Key Take-away
Every macro cycle repeats the same three-act play: euphoric top, violent purge, uneven recovery. Draw-down is not a bug; it is the moment the thermostat resets.
2021-2025 in One Glance
Q4 2021: Liquidity orgy. BTC > $69 k, NASDAQ > 16 k, S&P 500 > 4.8 k; A-share hot spots still bubbling.
2022-23: Fastest Fed hike cycle since Volcker. BTC ‑77 %, ETH ‑82 %, S&P ‑27 %, NASDAQ ‑38 %, CSI 300 ‑30 %.
2023-25: Inflation rolls over, AI narrative arrives, rate-cut bets appear. U.S. equities and Crypto print new all-time highs; A-share only claws back to 3 800 in late-2025.
The Script Is Always the Same—Only the Actors Change
If you survived “9·4”, “3·12”, “5·19” or this year’s “10·11” you already know the rule: the deeper the hole, the sturdier the next foundation.
Stretch the time-line to four years and add the two traditional giants—U.S. equities and A-shares—and the pattern stays intact:
Liquidity tide lifts every boat.
Liquidity recedes; leverage detonates; correlations → 1.
Liquidity stabilises; fundamentals diverge; winners separate from tourist coins / zombie stocks.
Act I – The Top (Q4 2021)
Cheap money, stimmy checks, zero rates. Crypto floods with paper-billionaires; U.S. tech trades at 40× earnings; China’s “new-energy” funds price in 50 % annual growth forever. Nobody knows when the music stops—only that it must.
Act II – The Purge (2022-23)
Fed funds 0 % → 5.25 % in 16 months. Dollar smiles, everything else vomits.
Crypto: Terra → 3AC → FTX; 20 % of BTC supply changes hands at < $20 k.
U.S. equities: Multiple, not earnings, does the damage; FAANGs lose $3 trn in 10 months.
A-shares: COVID reopening fails, property sector stalls, retail exits. Policy “bazookas” arrive late and under-size.
Act III – The Split-Track Recovery (2023-25)
U.S. Equities – AI Saves the Day
NVDA EPS +580 % in six quarters; Mag-7 margins expand to 29 %. S&P 500 reclaims high Jan-2024; by Oct-2025 it is 38 % above the old peak. The market is no longer “priced for perfection”; it is priced for “no alternative + buy-backs + fiscal dominance”.
Crypto – ETF Wall Streetisation
Jan-2024: spot-BTC ETFs approved. BlackRock alone seeds $28 bn in 8 months. BTC hits $126 k (+83 % vs 2021 top) but 90 % of alts still 70-90 % below prior highs.
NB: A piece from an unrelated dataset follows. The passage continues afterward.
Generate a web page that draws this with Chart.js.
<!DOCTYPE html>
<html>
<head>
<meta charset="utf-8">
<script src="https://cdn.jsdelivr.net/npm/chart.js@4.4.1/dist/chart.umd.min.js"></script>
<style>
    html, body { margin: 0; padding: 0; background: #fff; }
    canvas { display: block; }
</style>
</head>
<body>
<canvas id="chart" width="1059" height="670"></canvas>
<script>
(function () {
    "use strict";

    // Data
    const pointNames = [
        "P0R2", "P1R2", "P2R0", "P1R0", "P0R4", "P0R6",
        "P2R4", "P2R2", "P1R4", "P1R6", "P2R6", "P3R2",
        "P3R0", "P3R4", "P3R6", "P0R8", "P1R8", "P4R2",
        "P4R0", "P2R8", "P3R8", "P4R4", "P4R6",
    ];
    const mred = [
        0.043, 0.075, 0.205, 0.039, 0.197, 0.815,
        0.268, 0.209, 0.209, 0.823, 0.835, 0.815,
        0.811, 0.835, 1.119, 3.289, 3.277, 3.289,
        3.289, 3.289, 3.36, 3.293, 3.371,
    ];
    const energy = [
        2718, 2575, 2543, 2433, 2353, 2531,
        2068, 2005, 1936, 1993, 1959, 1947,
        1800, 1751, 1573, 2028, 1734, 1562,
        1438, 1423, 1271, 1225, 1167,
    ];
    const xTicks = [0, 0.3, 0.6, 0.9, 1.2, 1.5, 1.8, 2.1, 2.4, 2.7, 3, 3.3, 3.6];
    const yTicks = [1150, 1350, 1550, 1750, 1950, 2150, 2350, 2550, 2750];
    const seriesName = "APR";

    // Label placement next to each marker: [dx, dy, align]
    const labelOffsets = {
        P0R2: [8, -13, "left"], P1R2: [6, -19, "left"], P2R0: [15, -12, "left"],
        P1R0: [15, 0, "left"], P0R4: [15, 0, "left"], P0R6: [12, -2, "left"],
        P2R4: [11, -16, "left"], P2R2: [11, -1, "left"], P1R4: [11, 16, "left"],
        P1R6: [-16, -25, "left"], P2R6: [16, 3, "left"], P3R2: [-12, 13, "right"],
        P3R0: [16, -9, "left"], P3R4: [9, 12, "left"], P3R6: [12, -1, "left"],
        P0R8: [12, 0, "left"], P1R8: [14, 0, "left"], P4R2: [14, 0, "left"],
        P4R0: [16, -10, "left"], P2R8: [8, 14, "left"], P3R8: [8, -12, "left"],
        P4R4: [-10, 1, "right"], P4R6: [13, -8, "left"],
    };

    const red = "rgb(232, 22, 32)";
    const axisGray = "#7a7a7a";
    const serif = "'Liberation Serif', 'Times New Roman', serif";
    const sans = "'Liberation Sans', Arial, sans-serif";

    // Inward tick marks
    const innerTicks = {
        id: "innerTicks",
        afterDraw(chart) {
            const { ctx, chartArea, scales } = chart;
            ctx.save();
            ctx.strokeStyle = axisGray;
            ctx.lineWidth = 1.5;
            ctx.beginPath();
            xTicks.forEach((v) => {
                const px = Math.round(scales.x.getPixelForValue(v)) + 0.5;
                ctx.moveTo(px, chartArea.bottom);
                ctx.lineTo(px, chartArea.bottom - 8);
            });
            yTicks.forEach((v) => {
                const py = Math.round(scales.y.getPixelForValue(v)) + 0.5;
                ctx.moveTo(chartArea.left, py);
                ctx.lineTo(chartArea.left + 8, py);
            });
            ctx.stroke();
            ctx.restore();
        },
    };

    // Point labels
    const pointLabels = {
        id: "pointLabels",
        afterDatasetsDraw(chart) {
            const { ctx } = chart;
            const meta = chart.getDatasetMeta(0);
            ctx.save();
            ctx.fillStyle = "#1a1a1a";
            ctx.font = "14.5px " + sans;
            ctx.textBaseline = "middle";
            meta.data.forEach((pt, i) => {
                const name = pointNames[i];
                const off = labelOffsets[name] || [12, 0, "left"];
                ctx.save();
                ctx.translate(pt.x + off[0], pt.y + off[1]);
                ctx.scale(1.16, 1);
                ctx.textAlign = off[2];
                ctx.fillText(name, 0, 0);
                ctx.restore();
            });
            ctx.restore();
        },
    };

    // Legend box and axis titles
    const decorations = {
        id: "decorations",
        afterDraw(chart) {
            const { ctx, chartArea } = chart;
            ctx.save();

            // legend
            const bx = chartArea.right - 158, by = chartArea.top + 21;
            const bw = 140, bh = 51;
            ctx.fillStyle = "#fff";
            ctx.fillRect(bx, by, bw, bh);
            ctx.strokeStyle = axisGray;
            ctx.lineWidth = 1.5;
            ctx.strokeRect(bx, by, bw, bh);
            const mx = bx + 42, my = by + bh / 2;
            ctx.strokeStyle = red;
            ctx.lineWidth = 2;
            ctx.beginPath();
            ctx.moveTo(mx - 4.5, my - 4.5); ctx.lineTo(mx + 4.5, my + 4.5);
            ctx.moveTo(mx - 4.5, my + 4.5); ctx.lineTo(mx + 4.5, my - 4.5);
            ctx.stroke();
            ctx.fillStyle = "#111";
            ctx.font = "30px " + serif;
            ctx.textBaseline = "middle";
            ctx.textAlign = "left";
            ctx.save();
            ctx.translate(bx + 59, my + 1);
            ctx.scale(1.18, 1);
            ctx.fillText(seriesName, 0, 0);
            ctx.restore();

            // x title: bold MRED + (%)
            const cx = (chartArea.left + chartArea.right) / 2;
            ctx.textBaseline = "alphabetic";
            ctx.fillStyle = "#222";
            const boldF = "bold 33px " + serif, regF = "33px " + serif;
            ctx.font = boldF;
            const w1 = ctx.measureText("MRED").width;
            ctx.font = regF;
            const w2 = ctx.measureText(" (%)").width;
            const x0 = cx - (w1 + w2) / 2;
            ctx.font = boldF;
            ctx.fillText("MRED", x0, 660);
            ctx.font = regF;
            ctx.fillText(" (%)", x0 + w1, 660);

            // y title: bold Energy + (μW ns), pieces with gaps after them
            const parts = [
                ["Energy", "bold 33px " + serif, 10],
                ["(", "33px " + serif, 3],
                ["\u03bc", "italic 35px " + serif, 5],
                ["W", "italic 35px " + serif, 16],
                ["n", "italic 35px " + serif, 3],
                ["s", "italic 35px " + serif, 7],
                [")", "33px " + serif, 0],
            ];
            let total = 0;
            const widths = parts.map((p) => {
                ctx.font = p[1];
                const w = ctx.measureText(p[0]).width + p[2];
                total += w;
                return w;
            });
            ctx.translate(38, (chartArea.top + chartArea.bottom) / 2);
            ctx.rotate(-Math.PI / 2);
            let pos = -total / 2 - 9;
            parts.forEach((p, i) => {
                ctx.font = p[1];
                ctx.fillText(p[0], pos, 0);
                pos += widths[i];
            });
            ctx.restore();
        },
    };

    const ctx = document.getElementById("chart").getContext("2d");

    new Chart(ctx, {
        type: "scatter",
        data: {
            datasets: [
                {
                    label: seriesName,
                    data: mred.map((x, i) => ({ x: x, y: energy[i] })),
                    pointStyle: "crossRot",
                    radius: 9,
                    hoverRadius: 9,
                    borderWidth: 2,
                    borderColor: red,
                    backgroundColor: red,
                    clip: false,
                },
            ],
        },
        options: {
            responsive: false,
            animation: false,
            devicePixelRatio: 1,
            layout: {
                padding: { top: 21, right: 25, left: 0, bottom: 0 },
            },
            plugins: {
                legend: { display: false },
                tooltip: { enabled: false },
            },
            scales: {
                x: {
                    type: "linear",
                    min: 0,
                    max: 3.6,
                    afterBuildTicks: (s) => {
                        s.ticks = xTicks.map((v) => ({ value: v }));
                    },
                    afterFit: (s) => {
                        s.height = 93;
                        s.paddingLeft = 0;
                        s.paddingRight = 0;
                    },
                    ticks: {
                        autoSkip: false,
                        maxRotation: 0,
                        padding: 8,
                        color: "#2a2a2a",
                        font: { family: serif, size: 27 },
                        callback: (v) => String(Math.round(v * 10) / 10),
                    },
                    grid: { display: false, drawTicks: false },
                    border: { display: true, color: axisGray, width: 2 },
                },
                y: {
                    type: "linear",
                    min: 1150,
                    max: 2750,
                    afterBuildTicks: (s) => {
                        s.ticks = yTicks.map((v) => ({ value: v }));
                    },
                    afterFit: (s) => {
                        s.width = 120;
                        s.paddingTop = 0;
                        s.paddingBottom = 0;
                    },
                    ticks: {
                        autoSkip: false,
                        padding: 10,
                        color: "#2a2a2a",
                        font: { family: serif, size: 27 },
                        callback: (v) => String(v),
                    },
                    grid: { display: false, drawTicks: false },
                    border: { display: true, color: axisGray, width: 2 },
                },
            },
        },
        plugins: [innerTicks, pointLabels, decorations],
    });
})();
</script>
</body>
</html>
Market splits into “main-pool” (BTC, ETH, SOL) and “spec islands” with 50× velocity and 0× liquidity.
A-Shares – Policy vs. Perception
Seventeen bail-outs, five rate cuts, three “National Team” rescues. Index finally re-crosses 3 800 in Aug-2025, 4.5 years after the 2021 top—an annualised return of 1.2 %. Retail faith measured by new-account openings remains 40 % below 2020 levels.
Cross-Market DNA: Why Drawdowns Heal Differently
U.S. Equities: Double-cycle machine—liquidity + earnings. Rule of law, buy-backs, deep institutional bid = fastest rebound.
Crypto: Pure-play liquidity with narrative leverage. High beta to Fed balance-sheet expectations; post-ETF, begins to trade like “tech on steroids”.
A-Shares: Policy-beta market. Valuation cheap for a reason; recovery gated by confidence, not just liquidity.
Portfolio Translation: How to Own the Next Cycle
Core – U.S. equities: 60-70 %. You are buying the global cost-of-capital benchmark.
Satellite alpha – Crypto: 5-15 %. Treat as a 4-year call option on monetary-network adoption; expect 70 % draw-downs and 300 % snap-backs.
Tactical – A-shares: 5-10 %, timed around policy convenings (National People’s Congress, PBoC LPR cuts). Use sector ETFs (EV, solar, semis) to avoid single-name land-mines.
Last Word
Bull markets give you return; bear markets give you the address of the assets that actually matter. The 2021-25 experiment proved once again that surviving the draw-down—not chasing the rally—is the only path to compound. In endurance investing, the winner is not the one who sprints fastest uphill, but the one who refuses to be carried out feet-first on the way down.